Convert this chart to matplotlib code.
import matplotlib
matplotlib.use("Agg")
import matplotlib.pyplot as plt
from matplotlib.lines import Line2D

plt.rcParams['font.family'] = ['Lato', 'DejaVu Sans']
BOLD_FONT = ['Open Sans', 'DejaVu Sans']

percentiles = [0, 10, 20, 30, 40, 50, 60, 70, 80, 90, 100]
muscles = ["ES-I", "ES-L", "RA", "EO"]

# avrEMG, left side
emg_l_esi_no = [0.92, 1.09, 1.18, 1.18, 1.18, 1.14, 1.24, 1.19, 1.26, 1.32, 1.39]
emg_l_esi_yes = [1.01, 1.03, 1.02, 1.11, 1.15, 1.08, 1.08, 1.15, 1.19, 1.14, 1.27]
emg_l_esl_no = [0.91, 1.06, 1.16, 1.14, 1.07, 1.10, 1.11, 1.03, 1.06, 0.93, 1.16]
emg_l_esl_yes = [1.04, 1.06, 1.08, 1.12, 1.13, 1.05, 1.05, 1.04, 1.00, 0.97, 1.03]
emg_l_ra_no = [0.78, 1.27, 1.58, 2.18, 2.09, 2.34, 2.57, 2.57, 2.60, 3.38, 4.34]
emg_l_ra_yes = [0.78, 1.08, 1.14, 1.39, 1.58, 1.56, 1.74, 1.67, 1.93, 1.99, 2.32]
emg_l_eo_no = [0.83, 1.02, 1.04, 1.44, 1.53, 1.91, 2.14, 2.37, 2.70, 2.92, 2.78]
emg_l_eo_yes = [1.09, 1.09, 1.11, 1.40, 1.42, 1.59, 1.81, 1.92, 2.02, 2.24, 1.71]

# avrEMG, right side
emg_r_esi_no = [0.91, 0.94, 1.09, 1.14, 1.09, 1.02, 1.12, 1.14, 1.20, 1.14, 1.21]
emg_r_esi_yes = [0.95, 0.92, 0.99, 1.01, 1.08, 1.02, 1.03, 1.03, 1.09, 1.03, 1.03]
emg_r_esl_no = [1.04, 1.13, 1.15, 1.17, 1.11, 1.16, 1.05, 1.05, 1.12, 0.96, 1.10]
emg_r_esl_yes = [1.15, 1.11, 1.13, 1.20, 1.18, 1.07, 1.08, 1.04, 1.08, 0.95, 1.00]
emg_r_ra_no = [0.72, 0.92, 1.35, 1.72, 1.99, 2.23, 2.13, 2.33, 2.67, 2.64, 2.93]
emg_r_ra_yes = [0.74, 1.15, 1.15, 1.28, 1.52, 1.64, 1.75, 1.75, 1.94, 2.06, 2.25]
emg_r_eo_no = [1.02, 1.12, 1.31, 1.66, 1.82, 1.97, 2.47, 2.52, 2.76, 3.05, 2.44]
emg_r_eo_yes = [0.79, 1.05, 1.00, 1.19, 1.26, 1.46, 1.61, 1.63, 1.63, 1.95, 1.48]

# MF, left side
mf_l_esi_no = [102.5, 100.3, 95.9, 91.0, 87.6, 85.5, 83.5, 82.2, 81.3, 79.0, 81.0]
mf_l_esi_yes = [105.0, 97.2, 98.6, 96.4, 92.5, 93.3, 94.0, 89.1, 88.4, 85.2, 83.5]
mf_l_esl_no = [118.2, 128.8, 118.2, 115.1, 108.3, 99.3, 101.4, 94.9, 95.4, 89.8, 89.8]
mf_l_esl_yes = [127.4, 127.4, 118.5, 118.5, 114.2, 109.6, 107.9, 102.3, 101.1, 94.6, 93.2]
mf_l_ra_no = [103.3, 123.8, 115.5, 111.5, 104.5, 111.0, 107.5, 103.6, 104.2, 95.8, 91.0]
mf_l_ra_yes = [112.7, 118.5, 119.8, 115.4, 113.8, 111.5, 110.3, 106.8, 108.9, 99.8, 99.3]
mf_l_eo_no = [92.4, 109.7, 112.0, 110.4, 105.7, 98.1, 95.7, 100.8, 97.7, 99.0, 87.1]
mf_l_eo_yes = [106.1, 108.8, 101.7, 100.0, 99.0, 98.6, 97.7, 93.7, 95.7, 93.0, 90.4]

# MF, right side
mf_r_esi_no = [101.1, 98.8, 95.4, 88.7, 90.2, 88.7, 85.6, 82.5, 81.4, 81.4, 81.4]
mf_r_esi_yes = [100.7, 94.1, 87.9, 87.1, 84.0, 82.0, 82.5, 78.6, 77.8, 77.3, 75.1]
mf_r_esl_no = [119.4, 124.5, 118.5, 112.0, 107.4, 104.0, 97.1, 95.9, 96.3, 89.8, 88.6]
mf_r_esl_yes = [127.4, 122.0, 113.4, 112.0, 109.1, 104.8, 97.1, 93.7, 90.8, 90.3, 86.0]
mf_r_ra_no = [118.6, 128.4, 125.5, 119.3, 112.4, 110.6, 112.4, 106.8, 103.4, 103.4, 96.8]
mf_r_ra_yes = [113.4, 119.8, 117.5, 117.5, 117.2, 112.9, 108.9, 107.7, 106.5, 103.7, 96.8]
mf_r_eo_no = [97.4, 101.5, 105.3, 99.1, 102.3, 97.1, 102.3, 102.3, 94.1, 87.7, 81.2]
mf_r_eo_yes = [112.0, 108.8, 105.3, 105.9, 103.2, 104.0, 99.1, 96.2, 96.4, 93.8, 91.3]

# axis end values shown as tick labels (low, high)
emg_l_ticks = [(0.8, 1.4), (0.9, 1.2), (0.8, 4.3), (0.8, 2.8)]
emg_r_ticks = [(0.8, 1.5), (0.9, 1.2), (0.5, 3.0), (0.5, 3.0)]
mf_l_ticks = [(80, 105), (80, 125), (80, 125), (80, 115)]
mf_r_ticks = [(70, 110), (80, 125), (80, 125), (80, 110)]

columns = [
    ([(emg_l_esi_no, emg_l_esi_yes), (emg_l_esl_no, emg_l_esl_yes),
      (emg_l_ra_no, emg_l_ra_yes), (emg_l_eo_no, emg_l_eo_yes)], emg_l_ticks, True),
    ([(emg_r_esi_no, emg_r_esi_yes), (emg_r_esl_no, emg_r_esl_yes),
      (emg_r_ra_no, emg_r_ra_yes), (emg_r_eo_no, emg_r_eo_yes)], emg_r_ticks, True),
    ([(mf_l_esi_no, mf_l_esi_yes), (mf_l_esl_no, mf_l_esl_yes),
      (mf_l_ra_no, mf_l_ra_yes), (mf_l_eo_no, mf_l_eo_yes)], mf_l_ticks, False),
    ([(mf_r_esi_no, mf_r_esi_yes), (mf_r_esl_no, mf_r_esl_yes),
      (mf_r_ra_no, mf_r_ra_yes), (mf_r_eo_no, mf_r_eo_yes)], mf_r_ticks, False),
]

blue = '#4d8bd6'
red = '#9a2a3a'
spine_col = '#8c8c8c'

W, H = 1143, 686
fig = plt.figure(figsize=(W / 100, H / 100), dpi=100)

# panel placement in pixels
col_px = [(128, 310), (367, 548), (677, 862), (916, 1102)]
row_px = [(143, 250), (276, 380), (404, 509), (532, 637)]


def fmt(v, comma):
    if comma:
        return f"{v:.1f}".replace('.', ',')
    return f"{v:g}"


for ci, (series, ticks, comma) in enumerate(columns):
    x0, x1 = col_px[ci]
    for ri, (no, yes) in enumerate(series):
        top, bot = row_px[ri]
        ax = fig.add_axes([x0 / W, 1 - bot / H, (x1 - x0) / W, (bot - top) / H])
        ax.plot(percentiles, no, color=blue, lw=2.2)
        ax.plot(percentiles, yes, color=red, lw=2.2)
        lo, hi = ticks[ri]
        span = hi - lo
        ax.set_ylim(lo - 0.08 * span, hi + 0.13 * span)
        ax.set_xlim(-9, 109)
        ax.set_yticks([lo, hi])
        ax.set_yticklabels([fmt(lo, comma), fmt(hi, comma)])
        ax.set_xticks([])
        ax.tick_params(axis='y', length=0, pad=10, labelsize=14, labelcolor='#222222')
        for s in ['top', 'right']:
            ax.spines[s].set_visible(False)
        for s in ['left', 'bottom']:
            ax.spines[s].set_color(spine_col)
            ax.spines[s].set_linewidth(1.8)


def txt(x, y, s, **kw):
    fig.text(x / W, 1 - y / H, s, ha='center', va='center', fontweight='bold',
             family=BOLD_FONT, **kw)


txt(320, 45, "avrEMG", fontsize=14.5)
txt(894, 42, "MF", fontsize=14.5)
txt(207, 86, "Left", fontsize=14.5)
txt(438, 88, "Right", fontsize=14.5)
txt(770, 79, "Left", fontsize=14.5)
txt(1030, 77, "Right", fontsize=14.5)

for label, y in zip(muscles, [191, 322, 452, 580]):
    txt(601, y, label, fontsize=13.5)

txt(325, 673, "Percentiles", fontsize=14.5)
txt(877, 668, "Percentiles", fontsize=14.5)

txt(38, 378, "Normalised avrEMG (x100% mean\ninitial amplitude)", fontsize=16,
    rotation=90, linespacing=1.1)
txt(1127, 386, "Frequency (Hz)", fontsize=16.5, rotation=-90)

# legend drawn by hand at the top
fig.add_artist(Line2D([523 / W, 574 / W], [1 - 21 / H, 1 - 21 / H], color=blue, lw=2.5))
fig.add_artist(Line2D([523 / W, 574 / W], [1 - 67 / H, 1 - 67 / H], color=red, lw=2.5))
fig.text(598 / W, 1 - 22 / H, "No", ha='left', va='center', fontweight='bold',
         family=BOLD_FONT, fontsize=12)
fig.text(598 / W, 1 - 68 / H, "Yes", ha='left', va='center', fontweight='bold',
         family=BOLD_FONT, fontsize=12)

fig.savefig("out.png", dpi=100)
###
INSTRUCTIONS TO FOLLOW: Quote exactly the opening line of the material above and every line after it, up to and including the line that contains "1.63, 1.95, 1.48]".

OUTPUT FOR THIS EXERCISE:
Convert this chart to matplotlib code.
import matplotlib
matplotlib.use("Agg")
import matplotlib.pyplot as plt
from matplotlib.lines import Line2D

plt.rcParams['font.family'] = ['Lato', 'DejaVu Sans']
BOLD_FONT = ['Open Sans', 'DejaVu Sans']

percentiles = [0, 10, 20, 30, 40, 50, 60, 70, 80, 90, 100]
muscles = ["ES-I", "ES-L", "RA", "EO"]

# avrEMG, left side
emg_l_esi_no = [0.92, 1.09, 1.18, 1.18, 1.18, 1.14, 1.24, 1.19, 1.26, 1.32, 1.39]
emg_l_esi_yes = [1.01, 1.03, 1.02, 1.11, 1.15, 1.08, 1.08, 1.15, 1.19, 1.14, 1.27]
emg_l_esl_no = [0.91, 1.06, 1.16, 1.14, 1.07, 1.10, 1.11, 1.03, 1.06, 0.93, 1.16]
emg_l_esl_yes = [1.04, 1.06, 1.08, 1.12, 1.13, 1.05, 1.05, 1.04, 1.00, 0.97, 1.03]
emg_l_ra_no = [0.78, 1.27, 1.58, 2.18, 2.09, 2.34, 2.57, 2.57, 2.60, 3.38, 4.34]
emg_l_ra_yes = [0.78, 1.08, 1.14, 1.39, 1.58, 1.56, 1.74, 1.67, 1.93, 1.99, 2.32]
emg_l_eo_no = [0.83, 1.02, 1.04, 1.44, 1.53, 1.91, 2.14, 2.37, 2.70, 2.92, 2.78]
emg_l_eo_yes = [1.09, 1.09, 1.11, 1.40, 1.42, 1.59, 1.81, 1.92, 2.02, 2.24, 1.71]

# avrEMG, right side
emg_r_esi_no = [0.91, 0.94, 1.09, 1.14, 1.09, 1.02, 1.12, 1.14, 1.20, 1.14, 1.21]
emg_r_esi_yes = [0.95, 0.92, 0.99, 1.01, 1.08, 1.02, 1.03, 1.03, 1.09, 1.03, 1.03]
emg_r_esl_no = [1.04, 1.13, 1.15, 1.17, 1.11, 1.16, 1.05, 1.05, 1.12, 0.96, 1.10]
emg_r_esl_yes = [1.15, 1.11, 1.13, 1.20, 1.18, 1.07, 1.08, 1.04, 1.08, 0.95, 1.00]
emg_r_ra_no = [0.72, 0.92, 1.35, 1.72, 1.99, 2.23, 2.13, 2.33, 2.67, 2.64, 2.93]
emg_r_ra_yes = [0.74, 1.15, 1.15, 1.28, 1.52, 1.64, 1.75, 1.75, 1.94, 2.06, 2.25]
emg_r_eo_no = [1.02, 1.12, 1.31, 1.66, 1.82, 1.97, 2.47, 2.52, 2.76, 3.05, 2.44]
emg_r_eo_yes = [0.79, 1.05, 1.00, 1.19, 1.26, 1.46, 1.61, 1.63, 1.63, 1.95, 1.48]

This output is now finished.